Skip all pictures, then copy the lines from the start of the data through the line with "const TICK_FS = 21;", keeping both ends.

§ Supplied data:
********

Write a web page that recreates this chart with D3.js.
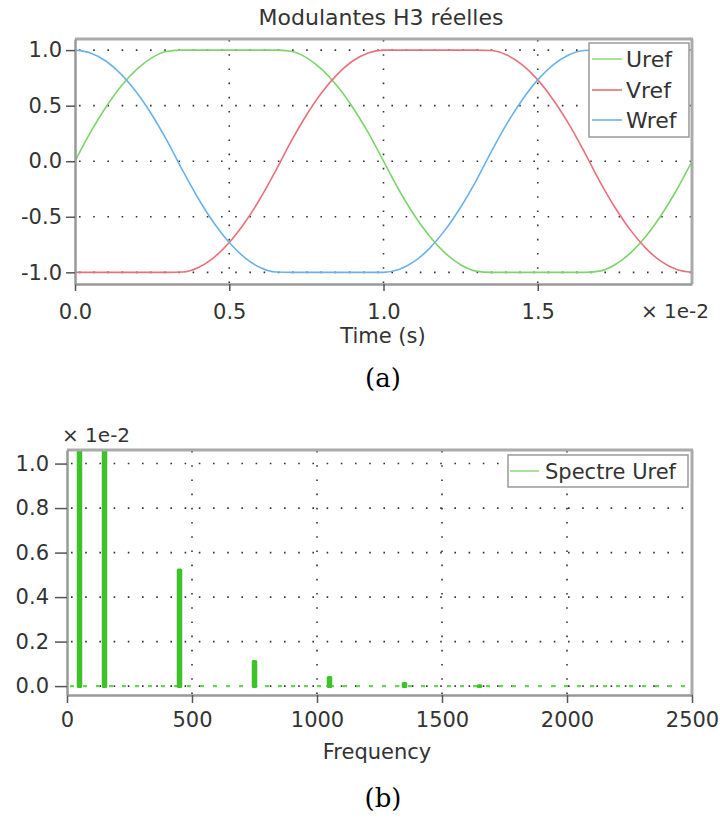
<!DOCTYPE html>
<html>
<head>
<meta charset="utf-8">
<script src="https://cdn.jsdelivr.net/npm/d3@7"></script>
<style>
  html, body { margin: 0; padding: 0; background: #fff; }
  svg { display: block; }
  text { font-family: "DejaVu Sans", sans-serif; fill: #333; }
</style>
</head>
<body>
<svg id="chart" width="720" height="818"></svg>
<script>
// ---------- DATA: top chart (time in s) ----------
const timeS = [0, 0.0005, 0.001, 0.0015, 0.002, 0.0025, 0.003, 0.0035, 0.004, 0.0045,
  0.005, 0.0055, 0.006, 0.0065, 0.007, 0.0075, 0.008, 0.0085, 0.009, 0.0095,
  0.01, 0.0105, 0.011, 0.0115, 0.012, 0.0125, 0.013, 0.0135, 0.014, 0.0145,
  0.015, 0.0155, 0.016, 0.0165, 0.017, 0.0175, 0.018, 0.0185, 0.019, 0.0195, 0.02];
const uref = [0, 0.259, 0.486, 0.677, 0.827, 0.932, 0.989, 1, 1, 1,
  1, 1, 1, 1, 0.989, 0.932, 0.827, 0.677, 0.486, 0.259,
  0, -0.259, -0.486, -0.677, -0.827, -0.932, -0.989, -1, -1, -1,
  -1, -1, -1, -1, -0.989, -0.932, -0.827, -0.677, -0.486, -0.259, 0];
const vref = [-1, -1, -1, -1, -1, -1, -1, -0.997, -0.956, -0.867,
  -0.732, -0.554, -0.338, -0.089, 0.176, 0.414, 0.618, 0.782, 0.902, 0.975,
  1, 1, 1, 1, 1, 1, 1, 0.997, 0.956, 0.867,
  0.732, 0.554, 0.338, 0.089, -0.176, -0.414, -0.618, -0.782, -0.902, -0.975, -1];
const wref = [1, 0.975, 0.902, 0.782, 0.618, 0.414, 0.176, -0.089, -0.338, -0.554,
  -0.732, -0.867, -0.956, -0.997, -1, -1, -1, -1, -1, -1,
  -1, -0.975, -0.902, -0.782, -0.618, -0.414, -0.176, 0.089, 0.338, 0.554,
  0.732, 0.867, 0.956, 0.997, 1, 1, 1, 1, 1, 1, 1];
const seriesNames = ["Uref", "Vref", "Wref"];
const timeTicks = [0, 0.005, 0.01, 0.015];
const timeTickLabels = ["0.0", "0.5", "1.0", "1.5"];
const topYTicks = [1, 0.5, 0, -0.5, -1];
const topYTickLabels = ["1.0", "0.5", "0.0", "-0.5", "-1.0"];

// ---------- DATA: bottom chart (spectrum, x 1e-2) ----------
const freqs = [50, 150, 450, 750, 1050, 1350, 1650];
const amps = [1.15, 1.12, 0.529, 0.117, 0.045, 0.018, 0.008];
const freqTicks = [0, 500, 1000, 1500, 2000, 2500];
const botYTicks = [0, 0.2, 0.4, 0.6, 0.8, 1.0];
const botYTickLabels = ["0.0", "0.2", "0.4", "0.6", "0.8", "1.0"];

const colors = { Uref: "#7dd46c", Vref: "#e8717c", Wref: "#6cb2ea" };
const legendColors = { Uref: "#a5e39a", Vref: "#ee8a92", Wref: "#8cc2ef" };
const TICK_FS = 21;

const svg = d3.select("#chart");

// ================= TOP CHART =================
const T = { left: 75, right: 692, top: 39, bottom: 284 };
const xT = d3.scaleLinear().domain([0, 0.02]).range([T.left, T.right]);
const yT = d3.scaleLinear().domain([-1.105, 1.1]).range([T.bottom, T.top]);

const gT = svg.append("g");
gT.append("defs").append("clipPath").attr("id", "clipT")
  .append("rect").attr("x", T.left).attr("y", T.top)
  .attr("width", T.right - T.left).attr("height", T.bottom - T.top);

// grid
const gridT = gT.append("g").attr("stroke", "#333").attr("stroke-width", 1.6)
  .attr("stroke-dasharray", "1.6,12.6");
gridT.selectAll(".h").data(topYTicks).join("line")
  .attr("x1", T.left + 4).attr("x2", T.right)
  .attr("y1", d => yT(d)).attr("y2", d => yT(d));
gridT.selectAll(".v").data(timeTicks.slice(1)).join("line")
  .attr("x1", d => xT(d)).attr("x2", d => xT(d))
  .attr("y1", T.top + 1).attr("y2", T.bottom);

// curves
const lineGen = d3.line().x((d, i) => xT(timeS[i])).y(d => yT(d)).curve(d3.curveMonotoneX);
const seriesData = { Uref: uref, Vref: vref, Wref: wref };
const curvesG = gT.append("g").attr("clip-path", "url(#clipT)");
seriesNames.forEach(n => {
  curvesG.append("path").datum(seriesData[n])
    .attr("fill", "none").attr("stroke", colors[n]).attr("stroke-width", 1.6)
    .attr("d", lineGen);
});

// frame
gT.append("line").attr("x1", T.left).attr("x2", T.right + 1).attr("y1", T.top).attr("y2", T.top)
  .attr("stroke", "#aaa").attr("stroke-width", 3);
gT.append("line").attr("x1", T.right).attr("x2", T.right).attr("y1", T.top).attr("y2", T.bottom)
  .attr("stroke", "#aaa").attr("stroke-width", 3);

// axes
const axTB = gT.append("g").attr("transform", `translate(0,${T.bottom})`)
  .call(d3.axisBottom(xT).tickValues(timeTicks).tickFormat((d, i) => timeTickLabels[i])
    .tickSizeInner(7).tickSizeOuter(0).tickPadding(13));
const axTL = gT.append("g").attr("transform", `translate(${T.left},0)`)
  .call(d3.axisLeft(yT).tickValues(topYTicks).tickFormat((d, i) => topYTickLabels[i])
    .tickSizeInner(9).tickSizeOuter(0).tickPadding(4));
[axTB, axTL].forEach(a => {
  a.select(".domain").attr("stroke", "#999").attr("stroke-width", 2.5);
  a.selectAll(".tick line").attr("stroke", "#555").attr("stroke-width", 1.5);
  a.selectAll(".tick text").attr("font-size", TICK_FS).attr("fill", "#333")
    .attr("font-family", "DejaVu Sans, sans-serif");
});

// title & labels
gT.append("text").attr("x", 381).attr("y", 25).attr("text-anchor", "middle")
  .attr("font-size", 22).text("Modulantes H3 réelles");
gT.append("text").attr("x", 709).attr("y", 318).attr("text-anchor", "end")
  .attr("font-size", 20).text("× 1e-2");
gT.append("text").attr("x", 383).attr("y", 343).attr("text-anchor", "middle")
  .attr("font-size", 21).text("Time (s)");
svg.append("text").attr("x", 383).attr("y", 387).attr("text-anchor", "middle")
  .attr("font-size", 26).style("font-family", "DejaVu Serif, serif").style("fill", "#000").text("(a)");

// legend
const legT = gT.append("g");
legT.append("rect").attr("x", 589).attr("y", 43).attr("width", 100).attr("height", 94)
  .attr("fill", "#fff").attr("stroke", "#999").attr("stroke-width", 1.5);
const legY = [59, 90, 120];
seriesNames.forEach((n, i) => {
  legT.append("line").attr("x1", 592).attr("x2", 622).attr("y1", legY[i]).attr("y2", legY[i])
    .attr("stroke", legendColors[n]).attr("stroke-width", 2);
  legT.append("text").attr("x", 626).attr("y", legY[i] + 8).attr("font-size", 22).text(n);
});

// ================= BOTTOM CHART =================
const B = { left: 67, right: 692, top: 450, bottom: 695 };
const xB = d3.scaleLinear().domain([0, 2500]).range([B.left, B.right]);
const yB = d3.scaleLinear().domain([-0.04, 1.061]).range([B.bottom, B.top]);
const gB = svg.append("g");
gB.append("defs").append("clipPath").attr("id", "clipB")
  .append("rect").attr("x", B.left).attr("y", B.top)
  .attr("width", B.right - B.left).attr("height", B.bottom - B.top);

const gridB = gB.append("g").attr("stroke", "#333").attr("stroke-width", 1.6)
  .attr("stroke-dasharray", "1.6,12.6");
gridB.selectAll(".h").data(botYTicks).join("line")
  .attr("x1", B.left + 4).attr("x2", B.right)
  .attr("y1", d => yB(d)).attr("y2", d => yB(d));
gridB.selectAll(".v").data(freqTicks.slice(1, -1)).join("line")
  .attr("x1", d => xB(d)).attr("x2", d => xB(d))
  .attr("y1", B.top + 1).attr("y2", B.bottom);

// zero-level dashed spectrum line
gB.append("line").attr("x1", B.left + 3).attr("x2", B.right - 2)
  .attr("y1", yB(0)).attr("y2", yB(0))
  .attr("stroke", "#6fcf5e").attr("stroke-width", 2.2).attr("stroke-dasharray", "4,9");

// bars
const barW = 5.5;
gB.append("g").attr("clip-path", "url(#clipB)")
  .selectAll("rect").data(freqs).join("rect")
  .attr("x", d => xB(d) - barW / 2).attr("width", barW)
  .attr("y", (d, i) => yB(amps[i])).attr("height", (d, i) => yB(0) - yB(amps[i]) + 2)
  .attr("rx", 1.5)
  .attr("fill", "#3ec22a");

gB.append("line").attr("x1", B.left).attr("x2", B.right + 1).attr("y1", B.top).attr("y2", B.top)
  .attr("stroke", "#aaa").attr("stroke-width", 3);
gB.append("line").attr("x1", B.right).attr("x2", B.right).attr("y1", B.top).attr("y2", B.bottom)
  .attr("stroke", "#aaa").attr("stroke-width", 3);

const axBB = gB.append("g").attr("transform", `translate(0,${B.bottom})`)
  .call(d3.axisBottom(xB).tickValues(freqTicks).tickFormat(d3.format("d"))
    .tickSizeInner(8).tickSizeOuter(0).tickPadding(9));
const axBL = gB.append("g").attr("transform", `translate(${B.left},0)`)
  .call(d3.axisLeft(yB).tickValues(botYTicks).tickFormat((d, i) => botYTickLabels[i])
    .tickSizeInner(12).tickSizeOuter(0).tickPadding(6));
[axBB, axBL].forEach(a => {
  a.select(".domain").attr("stroke", "#999").attr("stroke-width", 2.5);
  a.selectAll(".tick line").attr("stroke", "#555").attr("stroke-width", 1.5);
  a.selectAll(".tick text").attr("font-size", TICK_FS).attr("fill", "#333")
    .attr("font-family", "DejaVu Sans, sans-serif");
});

gB.append("text").attr("x", 62).attr("y", 442).attr("font-size", 20).text("× 1e-2");
gB.append("text").attr("x", 377).attr("y", 759).attr("text-anchor", "middle")
  .attr("font-size", 21).text("Frequency");
svg.append("text").attr("x", 383).attr("y", 807).attr("text-anchor", "middle")
  .attr("font-size", 26).style("font-family", "DejaVu Serif, serif").style("fill", "#000").text("(b)");

// legend bottom
const legB = gB.append("g");
legB.append("rect").attr("x", 508).attr("y", 455).attr("width", 180).attr("height", 32)
  .attr("fill", "#fff").attr("stroke", "#999").attr("stroke-width", 1.5);
legB.append("line").attr("x1", 510).attr("x2", 539).attr("y1", 471).attr("y2", 471)
  .attr("stroke", "#a5e39a").attr("stroke-width", 2);
legB.append("text").attr("x", 545).attr("y", 479).attr("font-size", 21).text("Spectre Uref");
</script>
</body>
</html>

********

§ Exercise result:
Write a web page that recreates this chart with D3.js.
<!DOCTYPE html>
<html>
<head>
<meta charset="utf-8">
<script src="https://cdn.jsdelivr.net/npm/d3@7"></script>
<style>
  html, body { margin: 0; padding: 0; background: #fff; }
  svg { display: block; }
  text { font-family: "DejaVu Sans", sans-serif; fill: #333; }
</style>
</head>
<body>
<svg id="chart" width="720" height="818"></svg>
<script>
// ---------- DATA: top chart (time in s) ----------
const timeS = [0, 0.0005, 0.001, 0.0015, 0.002, 0.0025, 0.003, 0.0035, 0.004, 0.0045,
  0.005, 0.0055, 0.006, 0.0065, 0.007, 0.0075, 0.008, 0.0085, 0.009, 0.0095,
  0.01, 0.0105, 0.011, 0.0115, 0.012, 0.0125, 0.013, 0.0135, 0.014, 0.0145,
  0.015, 0.0155, 0.016, 0.0165, 0.017, 0.0175, 0.018, 0.0185, 0.019, 0.0195, 0.02];
const uref = [0, 0.259, 0.486, 0.677, 0.827, 0.932, 0.989, 1, 1, 1,
  1, 1, 1, 1, 0.989, 0.932, 0.827, 0.677, 0.486, 0.259,
  0, -0.259, -0.486, -0.677, -0.827, -0.932, -0.989, -1, -1, -1,
  -1, -1, -1, -1, -0.989, -0.932, -0.827, -0.677, -0.486, -0.259, 0];
const vref = [-1, -1, -1, -1, -1, -1, -1, -0.997, -0.956, -0.867,
  -0.732, -0.554, -0.338, -0.089, 0.176, 0.414, 0.618, 0.782, 0.902, 0.975,
  1, 1, 1, 1, 1, 1, 1, 0.997, 0.956, 0.867,
  0.732, 0.554, 0.338, 0.089, -0.176, -0.414, -0.618, -0.782, -0.902, -0.975, -1];
const wref = [1, 0.975, 0.902, 0.782, 0.618, 0.414, 0.176, -0.089, -0.338, -0.554,
  -0.732, -0.867, -0.956, -0.997, -1, -1, -1, -1, -1, -1,
  -1, -0.975, -0.902, -0.782, -0.618, -0.414, -0.176, 0.089, 0.338, 0.554,
  0.732, 0.867, 0.956, 0.997, 1, 1, 1, 1, 1, 1, 1];
const seriesNames = ["Uref", "Vref", "Wref"];
const timeTicks = [0, 0.005, 0.01, 0.015];
const timeTickLabels = ["0.0", "0.5", "1.0", "1.5"];
const topYTicks = [1, 0.5, 0, -0.5, -1];
const topYTickLabels = ["1.0", "0.5", "0.0", "-0.5", "-1.0"];

// ---------- DATA: bottom chart (spectrum, x 1e-2) ----------
const freqs = [50, 150, 450, 750, 1050, 1350, 1650];
const amps = [1.15, 1.12, 0.529, 0.117, 0.045, 0.018, 0.008];
const freqTicks = [0, 500, 1000, 1500, 2000, 2500];
const botYTicks = [0, 0.2, 0.4, 0.6, 0.8, 1.0];
const botYTickLabels = ["0.0", "0.2", "0.4", "0.6", "0.8", "1.0"];

const colors = { Uref: "#7dd46c", Vref: "#e8717c", Wref: "#6cb2ea" };
const legendColors = { Uref: "#a5e39a", Vref: "#ee8a92", Wref: "#8cc2ef" };
const TICK_FS = 21;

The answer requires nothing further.